The gods withdrew to the Ranjergon. The Gate held. The war ended.

The Divine Gate

The Divine Gate stands as the primary metaphysical barrier between the Ranjergon and all other planes. Its core function is the prevention of direct divine interference in the mortal world. Deities cannot pass through it to enter Ahvantir or act upon the Material Plane with their full presence. Divine influence reaches the world only in permitted, indirect forms — through prayer, clerical conduits, divine artifacts, and the actions of faithful servants.

Because the Gate is sentient, it is not a passive wall. It is an active presence that maintains the terms of its own existence with something approaching will. Scholars who study planar theology debate whether the Gate can be reasoned with, deceived, or appealed to, and most conclude that such attempts are either impossible or extraordinarily dangerous.

The only physical remnants of the Gate known to exist in the mortal world are fragments of Orevicerium — pieces torn free during the Divinity Conflict, the sole recorded instance in which the Gate was partially breached.
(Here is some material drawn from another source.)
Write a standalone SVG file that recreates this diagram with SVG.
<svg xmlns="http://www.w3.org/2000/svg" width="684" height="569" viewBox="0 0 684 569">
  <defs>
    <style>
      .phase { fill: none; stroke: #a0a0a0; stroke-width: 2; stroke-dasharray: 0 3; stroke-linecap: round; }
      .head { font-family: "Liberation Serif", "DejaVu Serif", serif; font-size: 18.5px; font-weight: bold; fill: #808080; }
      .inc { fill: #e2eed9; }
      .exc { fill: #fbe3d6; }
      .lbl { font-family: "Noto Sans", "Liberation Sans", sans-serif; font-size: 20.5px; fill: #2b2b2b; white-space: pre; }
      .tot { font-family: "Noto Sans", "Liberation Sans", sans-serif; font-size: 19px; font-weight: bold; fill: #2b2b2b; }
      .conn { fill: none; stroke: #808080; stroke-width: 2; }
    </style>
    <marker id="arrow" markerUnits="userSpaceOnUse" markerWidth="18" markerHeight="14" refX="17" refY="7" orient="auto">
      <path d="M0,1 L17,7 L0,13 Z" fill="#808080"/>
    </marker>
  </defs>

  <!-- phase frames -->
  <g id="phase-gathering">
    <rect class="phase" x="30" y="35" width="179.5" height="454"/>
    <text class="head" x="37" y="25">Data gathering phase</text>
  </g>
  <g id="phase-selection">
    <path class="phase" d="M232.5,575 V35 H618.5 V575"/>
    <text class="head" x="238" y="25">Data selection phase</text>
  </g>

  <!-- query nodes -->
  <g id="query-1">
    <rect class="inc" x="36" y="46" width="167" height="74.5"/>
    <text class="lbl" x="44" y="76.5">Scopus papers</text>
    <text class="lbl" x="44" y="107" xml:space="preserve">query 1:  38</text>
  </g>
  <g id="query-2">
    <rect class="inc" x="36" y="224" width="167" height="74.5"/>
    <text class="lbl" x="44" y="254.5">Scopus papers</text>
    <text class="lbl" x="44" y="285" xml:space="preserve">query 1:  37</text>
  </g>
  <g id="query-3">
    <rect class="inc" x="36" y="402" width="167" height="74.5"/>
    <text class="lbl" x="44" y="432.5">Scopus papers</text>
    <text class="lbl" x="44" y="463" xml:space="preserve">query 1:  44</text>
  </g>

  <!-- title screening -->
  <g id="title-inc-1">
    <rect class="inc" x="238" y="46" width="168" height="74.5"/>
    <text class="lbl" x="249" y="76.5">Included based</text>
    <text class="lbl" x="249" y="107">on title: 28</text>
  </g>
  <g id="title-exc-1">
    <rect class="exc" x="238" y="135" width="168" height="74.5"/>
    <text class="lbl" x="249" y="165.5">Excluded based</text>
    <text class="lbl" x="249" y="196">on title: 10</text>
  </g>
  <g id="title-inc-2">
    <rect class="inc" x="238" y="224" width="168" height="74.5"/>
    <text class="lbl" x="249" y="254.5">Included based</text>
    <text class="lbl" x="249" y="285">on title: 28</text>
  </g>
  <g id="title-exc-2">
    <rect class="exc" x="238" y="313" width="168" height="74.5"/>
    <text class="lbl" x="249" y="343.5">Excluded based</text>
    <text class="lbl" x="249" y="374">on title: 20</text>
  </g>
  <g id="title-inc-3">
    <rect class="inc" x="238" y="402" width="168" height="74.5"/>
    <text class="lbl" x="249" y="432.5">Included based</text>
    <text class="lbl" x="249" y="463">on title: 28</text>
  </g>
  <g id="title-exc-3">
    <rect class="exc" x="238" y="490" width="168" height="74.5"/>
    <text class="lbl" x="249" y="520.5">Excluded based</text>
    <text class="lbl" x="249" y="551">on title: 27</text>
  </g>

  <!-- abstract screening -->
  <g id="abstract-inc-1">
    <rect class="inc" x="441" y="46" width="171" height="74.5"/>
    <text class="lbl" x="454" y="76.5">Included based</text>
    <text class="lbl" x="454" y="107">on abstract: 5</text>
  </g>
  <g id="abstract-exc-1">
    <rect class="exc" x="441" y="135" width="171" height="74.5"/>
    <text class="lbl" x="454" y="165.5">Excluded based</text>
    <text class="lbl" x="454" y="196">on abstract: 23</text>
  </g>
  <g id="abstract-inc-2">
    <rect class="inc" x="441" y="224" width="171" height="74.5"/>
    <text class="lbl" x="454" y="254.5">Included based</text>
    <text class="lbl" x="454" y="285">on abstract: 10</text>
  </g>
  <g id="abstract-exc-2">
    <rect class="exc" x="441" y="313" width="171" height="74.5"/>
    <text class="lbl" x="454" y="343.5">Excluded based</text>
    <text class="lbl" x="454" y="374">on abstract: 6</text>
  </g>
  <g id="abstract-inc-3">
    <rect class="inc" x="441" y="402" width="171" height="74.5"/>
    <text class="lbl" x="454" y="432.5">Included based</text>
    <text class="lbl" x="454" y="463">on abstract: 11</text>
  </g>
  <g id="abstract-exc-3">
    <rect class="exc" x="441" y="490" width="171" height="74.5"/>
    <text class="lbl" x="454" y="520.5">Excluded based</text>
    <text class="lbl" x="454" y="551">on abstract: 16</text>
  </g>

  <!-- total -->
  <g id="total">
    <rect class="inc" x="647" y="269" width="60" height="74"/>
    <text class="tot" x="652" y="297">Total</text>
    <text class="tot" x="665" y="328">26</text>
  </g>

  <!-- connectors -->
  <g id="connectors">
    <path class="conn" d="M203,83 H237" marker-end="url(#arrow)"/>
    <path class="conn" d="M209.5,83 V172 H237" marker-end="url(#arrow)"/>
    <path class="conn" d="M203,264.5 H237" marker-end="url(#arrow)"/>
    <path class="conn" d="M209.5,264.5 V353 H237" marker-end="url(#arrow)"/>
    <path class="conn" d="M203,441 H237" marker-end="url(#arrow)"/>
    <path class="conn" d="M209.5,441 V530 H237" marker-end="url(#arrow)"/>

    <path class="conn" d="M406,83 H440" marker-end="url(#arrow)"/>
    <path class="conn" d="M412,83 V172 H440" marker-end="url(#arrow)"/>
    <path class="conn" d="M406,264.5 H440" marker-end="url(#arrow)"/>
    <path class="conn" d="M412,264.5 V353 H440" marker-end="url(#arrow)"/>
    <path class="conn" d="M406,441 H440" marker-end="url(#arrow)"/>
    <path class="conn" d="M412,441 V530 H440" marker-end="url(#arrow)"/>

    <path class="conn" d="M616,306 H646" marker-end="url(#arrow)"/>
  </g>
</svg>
These fragments retain traces of the Gate’s original function and are among the most historically and spiritually significant materials ever recovered.

The one known exception to the Gate’s absolute restriction is Lycanum Tyr Mechanus, the god of Time, Fate, and True Order, whose permanent exemption was granted by the Eternal Quorum on the grounds that the machinery of fate itself requires an uninterrupted keeper.

The Gilded Pool

The Gilded Pool is the one location within the Ranjergon accessible — however briefly and conditionally — to mortals. It is a designated meeting space, neither fully within the divine interior of the Ranjergon nor entirely outside it, where Greater Deities may receive mortals who have earned their particular attention or favor.
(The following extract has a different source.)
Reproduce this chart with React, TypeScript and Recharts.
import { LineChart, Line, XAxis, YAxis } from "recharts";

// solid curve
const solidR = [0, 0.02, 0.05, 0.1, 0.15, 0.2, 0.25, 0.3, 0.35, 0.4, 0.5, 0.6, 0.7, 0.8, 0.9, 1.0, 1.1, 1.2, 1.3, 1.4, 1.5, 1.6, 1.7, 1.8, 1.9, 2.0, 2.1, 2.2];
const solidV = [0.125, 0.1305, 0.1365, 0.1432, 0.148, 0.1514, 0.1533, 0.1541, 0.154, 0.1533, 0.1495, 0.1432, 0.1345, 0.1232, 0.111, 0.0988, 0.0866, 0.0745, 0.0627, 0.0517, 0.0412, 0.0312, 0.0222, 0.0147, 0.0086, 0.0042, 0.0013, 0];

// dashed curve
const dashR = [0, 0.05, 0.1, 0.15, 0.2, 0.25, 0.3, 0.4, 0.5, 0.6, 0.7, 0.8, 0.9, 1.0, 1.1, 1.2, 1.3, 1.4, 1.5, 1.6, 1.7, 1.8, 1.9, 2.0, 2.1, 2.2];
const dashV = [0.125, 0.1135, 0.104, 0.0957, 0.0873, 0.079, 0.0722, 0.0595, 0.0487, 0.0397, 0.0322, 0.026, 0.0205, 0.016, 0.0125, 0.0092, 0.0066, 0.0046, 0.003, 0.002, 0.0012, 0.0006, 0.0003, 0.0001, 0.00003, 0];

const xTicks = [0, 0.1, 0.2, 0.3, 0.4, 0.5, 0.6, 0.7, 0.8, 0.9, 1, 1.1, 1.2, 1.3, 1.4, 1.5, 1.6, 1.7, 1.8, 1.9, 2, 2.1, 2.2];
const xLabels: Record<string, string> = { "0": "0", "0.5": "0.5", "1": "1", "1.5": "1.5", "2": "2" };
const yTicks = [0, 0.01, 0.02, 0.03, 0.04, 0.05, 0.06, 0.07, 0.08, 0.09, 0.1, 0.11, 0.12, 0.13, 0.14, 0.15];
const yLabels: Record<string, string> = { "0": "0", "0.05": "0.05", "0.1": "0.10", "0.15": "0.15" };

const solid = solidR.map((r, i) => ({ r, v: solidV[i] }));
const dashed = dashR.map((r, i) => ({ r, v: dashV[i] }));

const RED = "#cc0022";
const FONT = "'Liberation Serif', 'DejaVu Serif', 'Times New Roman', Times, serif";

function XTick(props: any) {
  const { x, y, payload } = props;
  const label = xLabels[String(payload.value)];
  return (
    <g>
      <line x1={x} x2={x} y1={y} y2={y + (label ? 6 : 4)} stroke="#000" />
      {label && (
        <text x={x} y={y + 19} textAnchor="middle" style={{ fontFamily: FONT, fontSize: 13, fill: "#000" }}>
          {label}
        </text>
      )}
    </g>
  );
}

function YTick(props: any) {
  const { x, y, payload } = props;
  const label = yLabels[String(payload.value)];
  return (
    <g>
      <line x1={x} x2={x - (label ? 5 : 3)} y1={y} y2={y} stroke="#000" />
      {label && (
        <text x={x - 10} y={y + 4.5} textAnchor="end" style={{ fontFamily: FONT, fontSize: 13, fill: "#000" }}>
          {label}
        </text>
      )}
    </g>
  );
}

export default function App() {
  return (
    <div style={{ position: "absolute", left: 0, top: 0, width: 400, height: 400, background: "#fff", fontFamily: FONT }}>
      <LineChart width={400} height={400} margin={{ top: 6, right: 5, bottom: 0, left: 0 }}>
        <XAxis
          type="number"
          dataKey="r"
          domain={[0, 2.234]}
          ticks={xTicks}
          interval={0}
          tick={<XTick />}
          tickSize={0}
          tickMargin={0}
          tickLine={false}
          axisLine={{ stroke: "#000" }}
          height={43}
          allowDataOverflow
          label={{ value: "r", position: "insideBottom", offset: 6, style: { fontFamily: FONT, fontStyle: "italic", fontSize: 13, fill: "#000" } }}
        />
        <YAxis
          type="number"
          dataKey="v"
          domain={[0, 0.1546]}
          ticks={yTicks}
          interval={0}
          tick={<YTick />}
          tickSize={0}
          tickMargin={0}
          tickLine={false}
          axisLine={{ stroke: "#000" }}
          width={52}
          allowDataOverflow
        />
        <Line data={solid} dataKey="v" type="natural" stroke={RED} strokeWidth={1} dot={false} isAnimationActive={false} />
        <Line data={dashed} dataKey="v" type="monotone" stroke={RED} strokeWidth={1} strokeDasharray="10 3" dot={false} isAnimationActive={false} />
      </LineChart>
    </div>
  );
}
Access to the Gilded Pool is not achieved through any conventional means of planar travel. The Divine Gate does not open for the merely powerful or the simply determined. Certain rare and highly specialized rituals exist — their origins unclear and their methods jealously guarded — that can part the boundary just enough for a mortal to glimpse the Gilded Pool and, if invited, to stand within it. These rituals do not breach the Gate so much as petition it, and whether any given attempt succeeds is believed to depend as much on the Gate’s own disposition as on the ritual’s technical precision.

The Gilded Pool itself is described in the handful of accounts left by mortals who have experienced it as a space of overwhelming stillness. Light there does not behave as it does in the mortal world. The pool from which the location takes its name is said to reflect not the face of the one who looks into it, but something else entirely — what that something is varies in every account.
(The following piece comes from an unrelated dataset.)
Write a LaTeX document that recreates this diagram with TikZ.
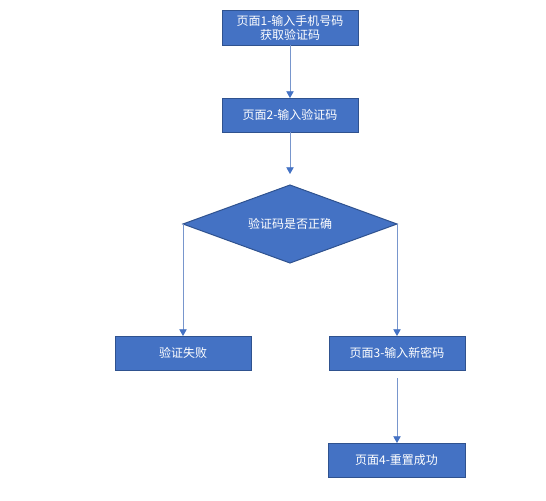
\documentclass[tikz,border=0pt]{standalone}
\usepackage{fontspec}
\setmainfont{Noto Sans CJK SC}
\usetikzlibrary{shapes.geometric,arrows.meta}

\definecolor{boxfill}{RGB}{68,114,196}
\definecolor{boxline}{RGB}{47,82,143}
\definecolor{flowline}{RGB}{120,150,205}

\tikzset{every picture/.style={line width=0.75pt}}
\tikzset{
  pagebox/.style={draw=boxline, fill=boxfill, text=white, inner sep=0.75pt, outer sep=0pt,
    minimum width=102pt, minimum height=25.5pt, align=center, font=\fontsize{9}{10.5}\selectfont},
  checkbox/.style={diamond, aspect=2.74, draw=boxline, fill=boxfill, text=white, inner sep=0pt, outer sep=0pt,
    minimum width=160.5pt, minimum height=58.5pt, font=\fontsize{9}{10.5}\selectfont},
  flow/.style={draw=flowline, line width=0.6pt, -{Triangle[width=5.5pt,length=5pt,color=boxfill]}}
}

\begin{document}
\begin{tikzpicture}[x=0.75pt,y=0.75pt,yscale=-1,xscale=1]
\useasboundingbox (0,0) rectangle (546,500);

% Text Node
\node [pagebox, minimum height=26.25pt] (page1) at (290,27.5) {页面1-输入手机号码\\获取验证码};
% Text Node
\node [pagebox] (page2) at (290,115) {页面2-输入验证码};
% Shape: Diamond
\node [checkbox] (check) at (290,224) {验证码是否正确};
% Text Node
\node [pagebox] (fail) at (183,353) {验证失败};
% Text Node
\node [pagebox] (page3) at (397,353) {页面3-输入新密码};
% Text Node
\node [pagebox, minimum width=102.75pt] (page4) at (396.5,460) {页面4-重置成功};

% Straight Lines
\draw [flow] (page1.south) -- (page2.north);
\draw [flow, shorten >=8.25pt] (page2.south) -- (check.north);
\draw [flow] (check.west) -- (fail.north);
\draw [flow] (check.east) -- (page3.north);
\draw [flow, shorten <=6pt] (page3.south) -- (page3.south |- page4.north);

\end{tikzpicture}
\end{document}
Greater Deities use the Gilded Pool deliberately. An audience there is not an accident or a mercy. It means the deity in question has chosen to engage, and the mortal present has been deemed significant enough to warrant that choice.

Known History

Records of mortal visits to the Gilded Pool are scarce and often treated with skepticism by mainstream religious institutions, which are reluctant to confirm that any mortal has stood in the presence of a Greater Deity without institutional sanction. What records do exist are fragmented, held primarily by obscure theological orders and certain noble archives.

The existence of the Ranjergon itself is universally accepted doctrine across Ahvantir’s major faiths. Its precise nature, geography, and internal structure remain entirely unknown to mortals, and most religious traditions teach that attempting to understand it in mortal terms is a category error.